By principle the more a sandbox is isolated from the host system, the more secure it becomes. This means that a full virtual machine is likely to be more secure than a Docker container, since the latter shares kernel with the host system while the former runs its own kernel on top of the host system’s kernel. So should I go with a complete virtual machine?

Unfortunately a full-blown virtual machine consumes much more resource than Docker. Indeed, relative resource efficiency is one of the selling points of Docker after all. So with the same amount of hardware capacity, I could serve many more users if I used Docker. I had to make a tradeoff between security and throughput.

But once I realized that my application had to create a new sandbox environment whenever it ran the code submitted by users, I decided that resource efficiency was the bigger factor here. Since I decided not to limit what kind of code users could run, there could be code that affected the sandbox system or Erlang VM running on it. The only way to guaranteed that each code was compiled and run independent of one another was to provide a new sandbox each time. Obviously this is a very resource intensive operation. I first implemented it with Docker and the slowdown in running code was already significant.
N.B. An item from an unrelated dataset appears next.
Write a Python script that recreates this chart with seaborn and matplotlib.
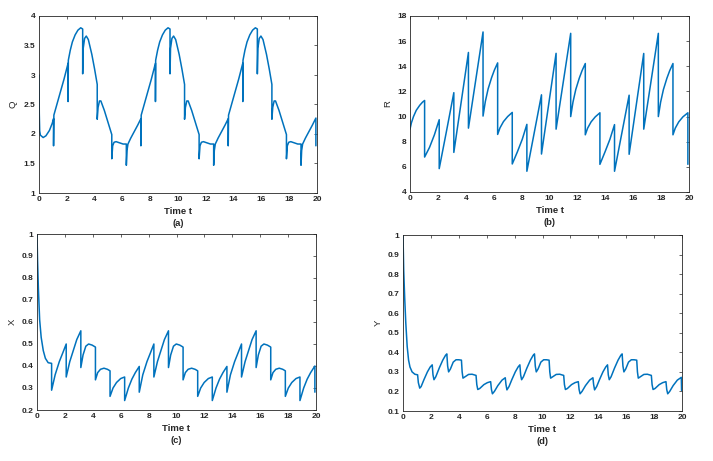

If implementation using Docker was this slow, then one using a full VM would be unacceptably slow. So I decided to settle for Docker for now.

Interim Thoughts

I never knew that sandboxing was a such a difficult technological problem. In fact, after reading and thinking through this issue, I think running any arbitrary code while still guaranteeing security is theoretically impossible; although I can’t prove it, I can tell that the formulation of this problem is very similar to undecidable problems in computer science. In order to guarantee security, the power of program should be limited in one way or another. By using Docker container as a sandbox, I chose not to limit the power of program within the sandbox but limit its power to affect outside world.

I chose to use Docker because I think it fits my use case. With proper configuration, it provided reasonable security and reasonable performance. My application is trivial enough to risk some potential security vulnerability. But if I had to implement sandbox in a critical system, I will have to choose a different option. At least I learned that much through this endeavor.

Potential Solution: SmartOS Zones

An interesting suggestion was to use Zones technology provided by SmartOS, an operation system based on Solaris, as it was built with virtualization and security in mind. I will definitely have to look into this if I want a more serious sandbox.